Immerhin, in der Nacht zum Freitag hat die Regierung in Syrien nach eigenen Angaben einer bedingten Waffenruhe für Idlib zugestimmt. Es laufen wieder Verhandlungen zwischen Russland und der Türkei, die maßgeblich bestimmen, was im Norden Syriens geschieht. Ein bisschen Hoffnung für die Menschen also, vorübergehend zumindest. Allerdings wäre es die erste Waffenruhe in Syrien, die nicht gebrochen würde. Es wäre ein Wunder, wenn sich die Geschichte nicht wiederholt.

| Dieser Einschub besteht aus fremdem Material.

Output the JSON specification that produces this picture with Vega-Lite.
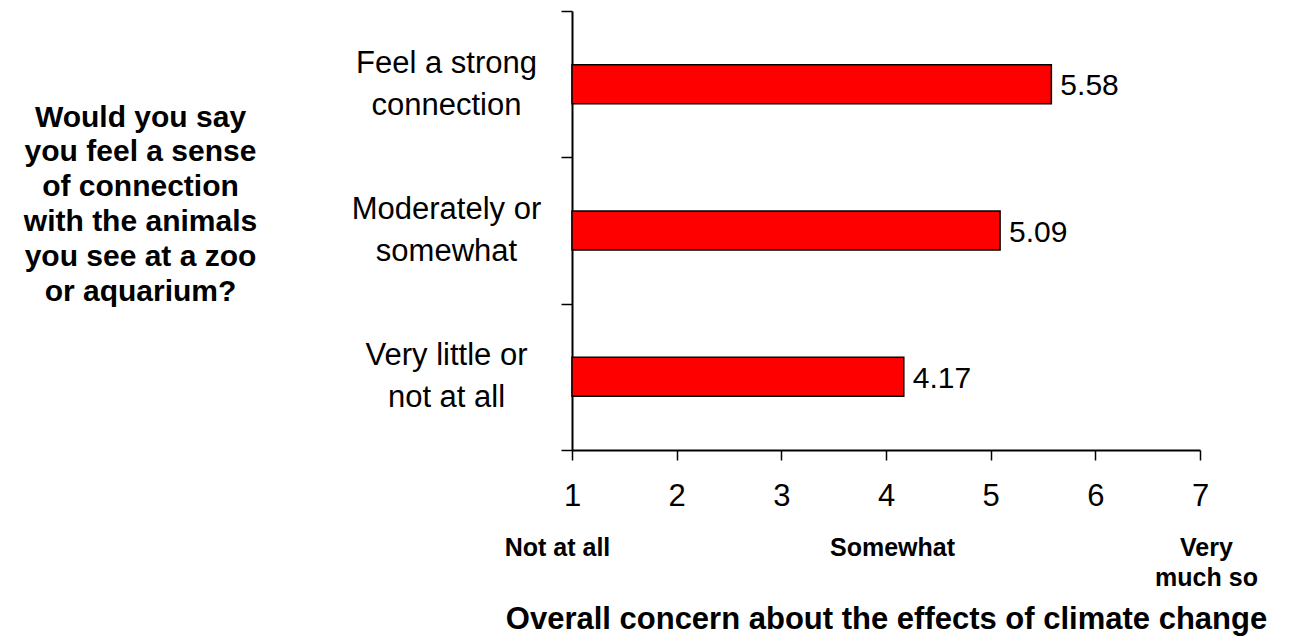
{
  "$schema": "https://vega.github.io/schema/vega-lite/v6.json",
  "width": 628,
  "height": 439,
  "autosize": {"type": "none"},
  "padding": {"left": 572, "top": 11, "right": 89, "bottom": 190},
  "background": "white",
  "config": {
    "view": {"stroke": null},
    "font": "Liberation Sans",
    "axis": {"labelFont": "Liberation Sans", "titleFont": "Liberation Sans", "labelColor": "black", "titleColor": "black", "domainColor": "black", "tickColor": "black", "grid": false}
  },
  "data": {
    "values": [
      {"group": "Feel a strong|connection", "concern": 5.58},
      {"group": "Moderately or|somewhat", "concern": 5.09},
      {"group": "Very little or|not at all", "concern": 4.17}
    ]
  },
  "encoding": {
    "y": {
      "field": "group",
      "type": "nominal",
      "sort": null,
      "scale": {"paddingInner": 0, "paddingOuter": 0},
      "axis": {
        "orient": "left",
        "tickBand": "extent",
        "tickSize": 11,
        "tickWidth": 1.5,
        "domainWidth": 2,
        "labelExpr": "split(datum.label, '|')",
        "labelFontSize": 31,
        "labelLineHeight": 42,
        "labelAlign": "center",
        "labelBaseline": "middle",
        "labelOffset": -21,
        "labelPadding": 115,
        "labelLimit": 400,
        "title": ["Would you say", "you feel a sense", "of connection", "with the animals", "you see at a zoo", "or aquarium?"],
        "titleAngle": 0,
        "titleAlign": "center",
        "titleBaseline": "alphabetic",
        "titleX": -432,
        "titleY": 115,
        "titleFontSize": 30,
        "titleFontWeight": "bold",
        "titleLineHeight": 34.8,
        "titleLimit": 1000
      }
    }
  },
  "layer": [
    {
      "mark": {"type": "bar", "color": "#ff0000", "stroke": "black", "strokeWidth": 1.5, "height": {"band": 0.267}},
      "encoding": {
        "x": {
          "field": "concern",
          "type": "quantitative",
          "scale": {"domain": [1, 7], "zero": false, "nice": false},
          "axis": {
            "values": [1, 2, 3, 4, 5, 6, 7],
            "tickSize": 10,
            "tickWidth": 1.5,
            "domainWidth": 2,
            "labelFontSize": 31,
            "labelPadding": 21,
            "labelFlush": false,
            "labelOverlap": false,
            "title": null
          }
        },
        "x2": {"datum": 1}
      }
    },
    {
      "mark": {"type": "text", "align": "left", "baseline": "middle", "dx": 9, "dy": 2, "fontSize": 30, "color": "black"},
      "encoding": {
        "x": {
          "field": "concern",
          "type": "quantitative",
          "scale": {"domain": [1, 7], "zero": false, "nice": false},
          "axis": {
            "orient": "bottom",
            "values": [1, 4, 7],
            "domain": false,
            "ticks": false,
            "tickSize": 0,
            "labelExpr": "datum.value == 1 ? 'Not at all' : datum.value == 4 ? 'Somewhat' : ['Very', 'much so']",
            "labelFontSize": 25,
            "labelFontWeight": "bold",
            "labelLineHeight": 30,
            "labelPadding": 85,
            "labelFlush": false,
            "labelOverlap": false,
            "labelOffset": {"condition": {"test": "datum.value == 1", "value": -15}, "value": 6},
            "title": "Overall concern about the effects of climate change",
            "titleFontSize": 31,
            "titleFontWeight": "bold",
            "titleBaseline": "alphabetic",
            "titleY": 178,
            "titleLimit": 2000
          }
        },
        "text": {"field": "concern", "type": "quantitative", "format": ".2f"}
      }
    }
  ],
  "resolve": {"scale": {"x": "independent"}, "axis": {"x": "independent"}}
}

Rania Kisar wird das in Idlib nicht mehr miterleben. Vor wenigen Tagen musste sie Syrien verlassen, obwohl sie bleiben wollte. Freunde berichteten ihr von Plänen, sie ans syrische Regime auszuliefern, wo sie seit 2011 auf den Fahndungslisten steht. Doch die Amerikaner zu Hilfe zu rufen, ohnehin ein Appell ohne Aussicht auf Erfolg, das war dann offenbar auch den Radikalen in Idlib zu viel. Rania Kisar steht am Flughafen Paris Charles de Gaulle, um ihr Gepäck aufzugeben. Sie fliegt zurück in die USA. Ihre Stimme am Telefon klingt schwach. Sie hat keine Kraft mehr.